Here is one by Marshall Rogers that sprung to mind while thinking about this.
- Bruce points out that the Stag is simply a man because he is in more than one place at any given time, and that Shadow has been fighting an army of Stags over the years, not just one guy. That is how Stag keeps coming back from the dead. However, I don’t really think that’s enough evidence to rule out the possibility that the supernatural is still at play. Why couldn’t it be that the dead version of himself is simply a husk, and that when he dies he is reborn? I mean, it just seems to me that Batman is drawing a pretty hard conclusion from limited information. I mean, when all those glowing Stags show up, they seem very magical. But maybe that was the point. That they seem magical because that is the impression they wish to convey. I guess I just feel that it could have been more concretely defined. Perhaps slipping off a mask or two to see that they all had different faces of something.
Favorite line of dialogue:
Holy Moly! Would you just look at this variant cover by Francesco Mattina. I mean….HOLY MOLY!
- You’ve been following the story, so now you simply have to know how it ends.
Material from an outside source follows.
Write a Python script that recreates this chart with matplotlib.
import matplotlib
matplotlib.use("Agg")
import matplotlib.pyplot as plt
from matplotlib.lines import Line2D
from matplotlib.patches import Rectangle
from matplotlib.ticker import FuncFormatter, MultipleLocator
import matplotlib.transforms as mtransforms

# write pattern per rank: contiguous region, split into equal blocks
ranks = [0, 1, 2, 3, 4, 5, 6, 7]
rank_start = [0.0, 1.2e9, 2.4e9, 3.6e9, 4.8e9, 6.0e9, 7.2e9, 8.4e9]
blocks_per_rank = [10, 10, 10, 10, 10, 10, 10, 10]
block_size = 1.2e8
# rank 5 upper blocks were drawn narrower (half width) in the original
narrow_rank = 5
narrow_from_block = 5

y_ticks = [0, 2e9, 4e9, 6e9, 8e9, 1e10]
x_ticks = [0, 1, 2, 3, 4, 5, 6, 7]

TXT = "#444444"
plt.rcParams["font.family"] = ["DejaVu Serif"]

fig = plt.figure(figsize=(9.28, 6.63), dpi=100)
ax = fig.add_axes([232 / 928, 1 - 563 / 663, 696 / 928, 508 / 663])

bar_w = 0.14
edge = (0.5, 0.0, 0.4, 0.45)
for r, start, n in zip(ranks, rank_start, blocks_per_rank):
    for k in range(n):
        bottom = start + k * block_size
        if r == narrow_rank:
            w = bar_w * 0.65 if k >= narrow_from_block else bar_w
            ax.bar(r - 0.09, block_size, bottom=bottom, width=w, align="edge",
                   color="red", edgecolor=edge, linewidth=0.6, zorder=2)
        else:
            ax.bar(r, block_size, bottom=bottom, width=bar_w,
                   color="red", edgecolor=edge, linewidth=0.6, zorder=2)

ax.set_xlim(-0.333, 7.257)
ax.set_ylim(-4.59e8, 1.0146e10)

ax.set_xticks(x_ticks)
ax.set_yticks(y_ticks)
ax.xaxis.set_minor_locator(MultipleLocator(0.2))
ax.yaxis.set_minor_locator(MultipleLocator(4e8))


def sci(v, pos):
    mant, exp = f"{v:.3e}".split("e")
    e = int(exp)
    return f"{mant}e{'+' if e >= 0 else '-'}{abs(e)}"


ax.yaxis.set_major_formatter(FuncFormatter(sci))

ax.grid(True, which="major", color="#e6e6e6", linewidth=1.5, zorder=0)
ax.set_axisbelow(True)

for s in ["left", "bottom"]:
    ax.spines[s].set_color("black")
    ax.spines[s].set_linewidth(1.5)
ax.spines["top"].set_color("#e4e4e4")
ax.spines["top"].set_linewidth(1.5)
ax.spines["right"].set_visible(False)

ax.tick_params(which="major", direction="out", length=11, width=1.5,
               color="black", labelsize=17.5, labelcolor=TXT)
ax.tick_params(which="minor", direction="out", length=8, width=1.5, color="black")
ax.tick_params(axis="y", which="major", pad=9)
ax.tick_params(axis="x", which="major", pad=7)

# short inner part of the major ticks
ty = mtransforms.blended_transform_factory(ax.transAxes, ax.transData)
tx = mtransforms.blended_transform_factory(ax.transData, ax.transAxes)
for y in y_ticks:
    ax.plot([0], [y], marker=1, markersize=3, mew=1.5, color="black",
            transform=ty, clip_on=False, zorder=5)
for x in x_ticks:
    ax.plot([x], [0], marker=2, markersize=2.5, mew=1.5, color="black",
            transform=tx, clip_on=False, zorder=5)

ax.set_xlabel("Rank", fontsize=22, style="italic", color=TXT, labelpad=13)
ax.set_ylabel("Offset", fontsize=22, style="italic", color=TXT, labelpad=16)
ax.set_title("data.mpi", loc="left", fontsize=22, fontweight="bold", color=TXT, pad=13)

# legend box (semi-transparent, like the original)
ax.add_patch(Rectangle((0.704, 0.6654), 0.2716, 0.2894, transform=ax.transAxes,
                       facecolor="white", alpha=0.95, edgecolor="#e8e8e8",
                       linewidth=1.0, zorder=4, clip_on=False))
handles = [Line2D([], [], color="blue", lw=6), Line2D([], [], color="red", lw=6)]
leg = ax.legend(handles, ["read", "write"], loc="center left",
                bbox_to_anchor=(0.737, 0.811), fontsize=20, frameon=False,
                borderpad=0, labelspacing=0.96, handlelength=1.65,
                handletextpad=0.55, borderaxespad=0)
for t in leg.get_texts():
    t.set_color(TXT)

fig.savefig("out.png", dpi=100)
Batman/The Shadow has taken a turn from a psychological noir thriller to a somewhat generic beat’em up, and I can’t pretend I’m not disappointed. In my last review I asked this question: “Now that all the groundwork has been laid, is this issue [action oriented] indicative of what I can expect from the rest of the run?” Well, it definitely looks like we have a pattern forming now, because that’s what I got from this story. Action. On top of that, I’m starting to get a feeling of deja vu. For me, too many of the elements from this issue felt like they were being recycled from previous installments instead of being true callbacks. Mix into that some overused cliches along with what feels like pandering to broader audience expectations, and I can’t help but feel that this book has lost the magic it started out with.